After medical checkups and vaccinations, one neighbor took five of the kids to a Vietnamese bistro. It was their first experience in a sit-down restaurant.

A family hosted Gentil, 12, and Danyo, 10, for a sleepover, complete with pillow fight and scary movie. Neighbors have invited all nine to dinner.

One neighbor boy walked the children to middle school while another household signed some of the youngsters up for soccer.

Neighbors helped the family navigate public transportation and even organized several cookie-baking lessons, which resulted in great rejoicing.

Organizing all the help is a sterling Catholic Charities volunteer who prefers not to be recognized. Using social media, she introduced the family to neighbors. She has maintained a calendar and stayed in constant touch, becoming a trusted friend and advocate. She brings children to the doctor, the dentist and the library. She worked to get internet and phones at low cost. She supplied the house with a first aid collection and oversaw efforts to obtain state ID cards. The volunteer even made calls so the family could get reduced rate utility bills.

Volunteers and staff give help, but always with an eye toward helping the family become self-sustaining. That progress is notable.

Prosper and 21-year-old Max, who is deaf because he had malaria as a child, have landed jobs on the custodial staff at Lewis and Clark College. Evelyne works cleaning rooms at a downtown hotel.

Debo took a job at Bastion PDX, an up-and-coming restaurant in the neighborhood. He’ll take classes at Portland Community College and play soccer.

Debo, 18, plays his drum on the porch of a house in Southeast Portland fixed up by neighbors and offered at a reasonable cost to a refugee family.

The day Social Security cards arrived was a big celebration. That allowed the family to open savings accounts but also had major symbolic value. They are on their way to becoming Americans.

“They have brought so much life to this corner,” said Dr. June Reynolds, a next-door neighbor and a leader of the plan to fix and offer the house.

Debo, 18, speaks with neighbor Jeffrey Kolwitz.

“I am astounded by what Catholic Charities brought to this neighborhood,” said Jeffrey Kolwitz, a graduate of Catholic-run De Paul University in Chicago and another of the owners who renovated the house the family now calls home. “You could ask what the neighbors have done, but you really should ask what it is about this family. What attracts people to them? Everyone wants to be around them.”

At the local middle and elementary schools, the new children are dazzlingly popular. Other middle schoolers asked to shift schedules to be in class with them. Grade-schoolers jockey to work on projects with Danyo.

Kolwitz, who runs the construction firm that worked on the old house, said the renovation included raising the structure to add a ground floor. That’s a symbol of the whole venture, since not only have the neighbors elevated the refugees’ lives but Prosper and Evelyne and their children have lifted the entire block.

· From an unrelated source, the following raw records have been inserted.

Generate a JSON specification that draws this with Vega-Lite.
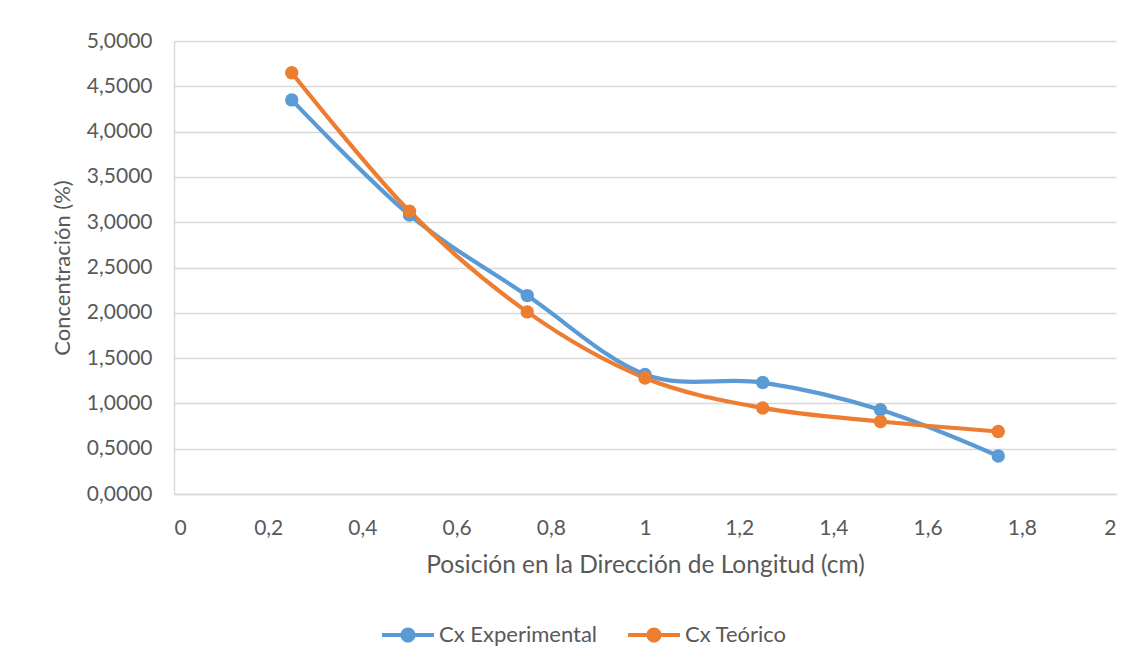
{
  "$schema": "https://vega.github.io/schema/vega-lite/v6.json",
  "autosize": "none",
  "width": 942,
  "height": 453,
  "padding": {"left": 174, "top": 41, "right": 25, "bottom": 175},
  "background": "white",
  "data": {
    "values": [
      {"pos": 0.25, "conc": 4.35, "serie": "Cx Experimental"},
      {"pos": 0.5, "conc": 3.08, "serie": "Cx Experimental"},
      {"pos": 0.75, "conc": 2.19, "serie": "Cx Experimental"},
      {"pos": 1.0, "conc": 1.32, "serie": "Cx Experimental"},
      {"pos": 1.25, "conc": 1.23, "serie": "Cx Experimental"},
      {"pos": 1.5, "conc": 0.93, "serie": "Cx Experimental"},
      {"pos": 1.75, "conc": 0.42, "serie": "Cx Experimental"},
      {"pos": 0.25, "conc": 4.65, "serie": "Cx Teórico"},
      {"pos": 0.5, "conc": 3.12, "serie": "Cx Teórico"},
      {"pos": 0.75, "conc": 2.01, "serie": "Cx Teórico"},
      {"pos": 1.0, "conc": 1.28, "serie": "Cx Teórico"},
      {"pos": 1.25, "conc": 0.95, "serie": "Cx Teórico"},
      {"pos": 1.5, "conc": 0.8, "serie": "Cx Teórico"},
      {"pos": 1.75, "conc": 0.69, "serie": "Cx Teórico"}
    ]
  },
  "encoding": {
    "x": {
      "field": "pos",
      "type": "quantitative",
      "scale": {"domain": [0, 2], "nice": false},
      "axis": {
        "title": "Posición en la Dirección de Longitud (cm)",
        "values": [0, 0.2, 0.4, 0.6, 0.8, 1, 1.2, 1.4, 1.6, 1.8, 2],
        "labelExpr": "replace(format(datum.value, '.1~f'), '.', ',')",
        "grid": false,
        "ticks": false,
        "labelPadding": 23,
        "titlePadding": 15,
        "titleFontSize": 24.5
      }
    },
    "y": {
      "field": "conc",
      "type": "quantitative",
      "scale": {"domain": [0, 5], "nice": false},
      "axis": {
        "title": "Concentración (%)",
        "values": [0, 0.5, 1, 1.5, 2, 2.5, 3, 3.5, 4, 4.5, 5],
        "labelExpr": "replace(format(datum.value, '.4f'), '.', ',')",
        "grid": true,
        "ticks": false,
        "labelPadding": 22,
        "titlePadding": 12,
        "titleFontSize": 22
      }
    },
    "color": {
      "field": "serie",
      "type": "nominal",
      "scale": {"domain": ["Cx Experimental", "Cx Teórico"], "range": ["#5B9BD5", "#ED7D31"]},
      "legend": {
        "title": null,
        "orient": "none",
        "direction": "horizontal",
        "legendX": 208,
        "legendY": 568,
        "symbolType": "M-1,-0.08L1,-0.08L1,0.08L-1,0.08Z M0.29,0A0.29,0.29 0 1,1 -0.29,0A0.29,0.29 0 1,1 0.29,0Z",
        "symbolSize": 2704,
        "symbolStrokeWidth": 0,
        "symbolOpacity": 1,
        "labelOffset": 5,
        "columnPadding": 30,
        "labelFontSize": 22,
        "labelColor": "#595959",
        "labelFont": "Lato"
      }
    }
  },
  "layer": [
    {
      "mark": {"type": "line", "interpolate": "cardinal", "tension": 0, "strokeWidth": 4.2, "strokeCap": "round"}
    },
    {
      "mark": {"type": "point", "filled": true, "size": 180, "opacity": 1}
    }
  ],
  "config": {
    "view": {"stroke": null},
    "font": "Lato",
    "axis": {
      "labelFont": "Lato",
      "labelFontSize": 21,
      "labelColor": "#595959",
      "titleFont": "Lato",
      "titleFontWeight": "normal",
      "titleColor": "#595959",
      "domainColor": "#D9D9D9",
      "domainWidth": 1.5,
      "gridColor": "#D9D9D9",
      "gridWidth": 1.3
    }
  }
}
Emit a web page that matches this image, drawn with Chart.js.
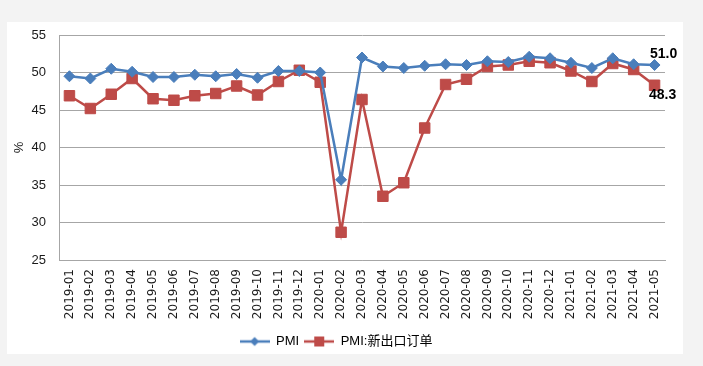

“These volunteers and neighbors are beautifully living out the idea of welcoming the stranger,” said Natalie M. Wood, executive director of Catholic Charities of Oregon. “The relationships formed on that block embody the Catholic social teachings of option for the poor and solidarity. We are so grateful to partner with neighbors in this important work with refugee families. We could not do it without them and our donors and funders.”

Children from the neighborhood enjoy a moment with 10-year-old Danyo and 12-year-old Gentil.